From: Phil Dunn (pscumnud@DIRCON.CO.UK)
Date: Thu Jan 01 2004 - 10:27:36 EST

 From 'Ubiquity' by Mark Buchanan (Crown, NY) ISBN 0-609-60810-X:

If you tally up how many people in the United States have a net worth
of a billion dollars, you will find that about four times as many
have net worth of of about half a billion.  Four times as many again
are worth a quarter of a billion, and so on.   If this special
pattern held for just one country under one government at one point
in time, then you might write it off as a peculiar quirk [sic] of
some government policy.  But the very same pattern holds in Britain,
the United States, Japan, and virtually every country on Earth.

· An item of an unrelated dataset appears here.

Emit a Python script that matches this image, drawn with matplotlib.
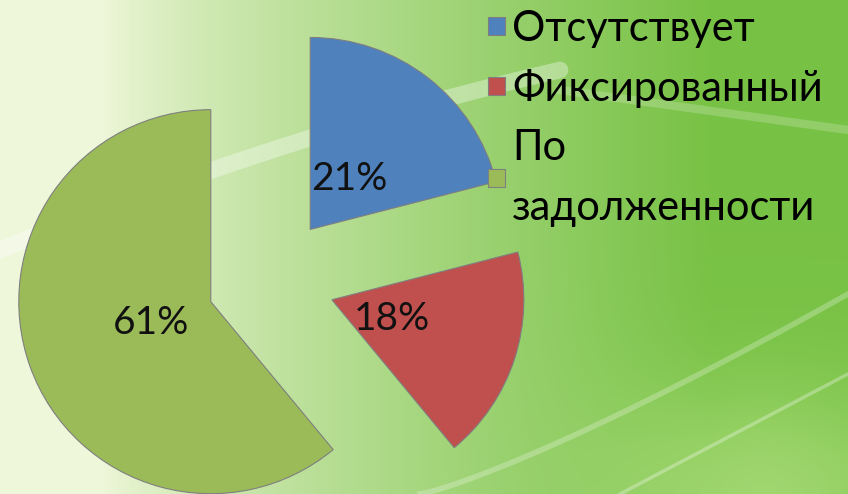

... the French physicists Marc Me'zard and Jean Philippe Bouchard
were able to explain this pattern ... Suppose that each person's
wealth grows or shrinks by a random fraction each year... suppose
also that each person contributes to the wealth of some other people
by virtue of working for them, investing money in their business, and
so on.  ... Me'zard and Bouchard found that in a simple game
including only these effects, the power law distribution of wealth
comes tumbling out.

The paper, Wealth condensation in a simple model of economy, is at


We introduce a simple model of economy, where the time evolution is
described by an equation capturing both exchange between individuals
and random speculative trading, in such a way that the fundamental
symmetry of the economy under an arbitrary change of monetary units
is insured. We investigate a mean-field limit of this equation and
show that the distribution of wealth is of the Pareto (power-law)
type. The Pareto behaviour of the tails of this distribution appears
to be robust for finite range models, as shown using both a mapping
to the random `directed polymer' problem, as well as numerical
simulations. In this context, a transition between an economy
dominated by a few individuals from a situation where the wealth is
more evenly spread out, is found. An interesting outcome is that the
distribution of wealth tends to be very broadly distributed when
exchanges are limited, either in amplitude or topologically. Favoring
exchanges (and, less surprisingly, increasing taxes) seems to be an
efficient way to reduce inequalities.